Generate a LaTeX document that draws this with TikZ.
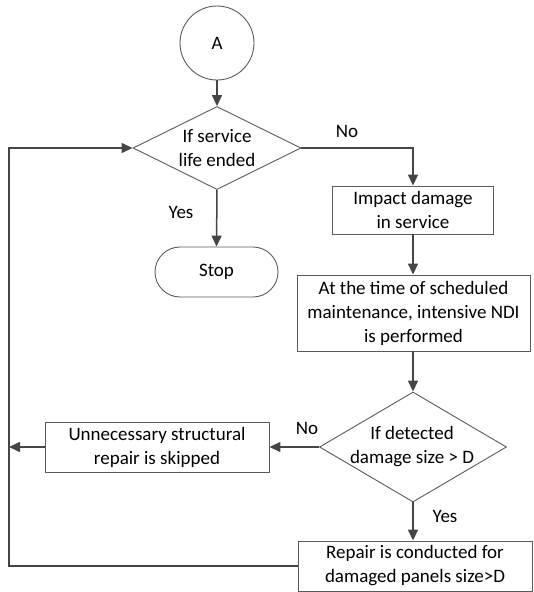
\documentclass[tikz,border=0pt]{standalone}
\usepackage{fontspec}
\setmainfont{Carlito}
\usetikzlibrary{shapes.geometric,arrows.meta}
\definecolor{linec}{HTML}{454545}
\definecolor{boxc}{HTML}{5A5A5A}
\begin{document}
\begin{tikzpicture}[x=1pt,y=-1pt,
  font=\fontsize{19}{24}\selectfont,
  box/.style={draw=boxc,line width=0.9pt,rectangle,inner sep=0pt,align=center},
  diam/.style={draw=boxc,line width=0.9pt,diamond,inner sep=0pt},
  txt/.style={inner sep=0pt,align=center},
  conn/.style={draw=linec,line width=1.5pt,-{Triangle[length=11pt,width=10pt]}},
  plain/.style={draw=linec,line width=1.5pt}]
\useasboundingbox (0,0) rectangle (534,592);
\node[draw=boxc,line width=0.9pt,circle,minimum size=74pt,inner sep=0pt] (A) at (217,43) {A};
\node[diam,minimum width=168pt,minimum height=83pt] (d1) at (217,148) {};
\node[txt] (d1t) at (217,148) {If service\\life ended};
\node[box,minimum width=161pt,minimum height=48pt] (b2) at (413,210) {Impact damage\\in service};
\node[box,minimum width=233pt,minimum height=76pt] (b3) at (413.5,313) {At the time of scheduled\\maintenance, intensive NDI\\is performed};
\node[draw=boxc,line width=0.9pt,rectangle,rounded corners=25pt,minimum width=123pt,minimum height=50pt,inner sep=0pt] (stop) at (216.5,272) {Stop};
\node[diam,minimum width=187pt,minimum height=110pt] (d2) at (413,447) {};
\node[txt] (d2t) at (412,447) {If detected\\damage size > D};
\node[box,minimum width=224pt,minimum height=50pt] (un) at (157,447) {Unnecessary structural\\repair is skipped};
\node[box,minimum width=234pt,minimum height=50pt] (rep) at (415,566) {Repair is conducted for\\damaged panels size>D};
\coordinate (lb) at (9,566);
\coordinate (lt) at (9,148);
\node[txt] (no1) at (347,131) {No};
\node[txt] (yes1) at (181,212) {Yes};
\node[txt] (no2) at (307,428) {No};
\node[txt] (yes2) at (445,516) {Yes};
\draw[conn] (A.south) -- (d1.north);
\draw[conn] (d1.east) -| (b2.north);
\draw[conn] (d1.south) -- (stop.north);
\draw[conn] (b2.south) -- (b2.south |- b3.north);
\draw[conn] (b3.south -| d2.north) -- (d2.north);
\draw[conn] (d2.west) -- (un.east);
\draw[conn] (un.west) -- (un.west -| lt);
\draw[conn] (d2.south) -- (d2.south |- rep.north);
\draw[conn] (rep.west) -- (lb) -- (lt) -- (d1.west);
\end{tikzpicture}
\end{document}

Given exercise: Copy out all the data exactly; skip the pictures.

Completed exercise:
Generate a LaTeX document that draws this with TikZ.
\documentclass[tikz,border=0pt]{standalone}
\usepackage{fontspec}
\setmainfont{Carlito}
\usetikzlibrary{shapes.geometric,arrows.meta}
\definecolor{linec}{HTML}{454545}
\definecolor{boxc}{HTML}{5A5A5A}
\begin{document}
\begin{tikzpicture}[x=1pt,y=-1pt,
  font=\fontsize{19}{24}\selectfont,
  box/.style={draw=boxc,line width=0.9pt,rectangle,inner sep=0pt,align=center},
  diam/.style={draw=boxc,line width=0.9pt,diamond,inner sep=0pt},
  txt/.style={inner sep=0pt,align=center},
  conn/.style={draw=linec,line width=1.5pt,-{Triangle[length=11pt,width=10pt]}},
  plain/.style={draw=linec,line width=1.5pt}]
\useasboundingbox (0,0) rectangle (534,592);
\node[draw=boxc,line width=0.9pt,circle,minimum size=74pt,inner sep=0pt] (A) at (217,43) {A};
\node[diam,minimum width=168pt,minimum height=83pt] (d1) at (217,148) {};
\node[txt] (d1t) at (217,148) {If service\\life ended};
\node[box,minimum width=161pt,minimum height=48pt] (b2) at (413,210) {Impact damage\\in service};
\node[box,minimum width=233pt,minimum height=76pt] (b3) at (413.5,313) {At the time of scheduled\\maintenance, intensive NDI\\is performed};
\node[draw=boxc,line width=0.9pt,rectangle,rounded corners=25pt,minimum width=123pt,minimum height=50pt,inner sep=0pt] (stop) at (216.5,272) {Stop};
\node[diam,minimum width=187pt,minimum height=110pt] (d2) at (413,447) {};
\node[txt] (d2t) at (412,447) {If detected\\damage size > D};
\node[box,minimum width=224pt,minimum height=50pt] (un) at (157,447) {Unnecessary structural\\repair is skipped};
\node[box,minimum width=234pt,minimum height=50pt] (rep) at (415,566) {Repair is conducted for\\damaged panels size>D};
\coordinate (lb) at (9,566);
\coordinate (lt) at (9,148);
\node[txt] (no1) at (347,131) {No};
\node[txt] (yes1) at (181,212) {Yes};
\node[txt] (no2) at (307,428) {No};
\node[txt] (yes2) at (445,516) {Yes};
\draw[conn] (A.south) -- (d1.north);
\draw[conn] (d1.east) -| (b2.north);
\draw[conn] (d1.south) -- (stop.north);
\draw[conn] (b2.south) -- (b2.south |- b3.north);
\draw[conn] (b3.south -| d2.north) -- (d2.north);
\draw[conn] (d2.west) -- (un.east);
\draw[conn] (un.west) -- (un.west -| lt);
\draw[conn] (d2.south) -- (d2.south |- rep.north);
\draw[conn] (rep.west) -- (lb) -- (lt) -- (d1.west);
\end{tikzpicture}
\end{document}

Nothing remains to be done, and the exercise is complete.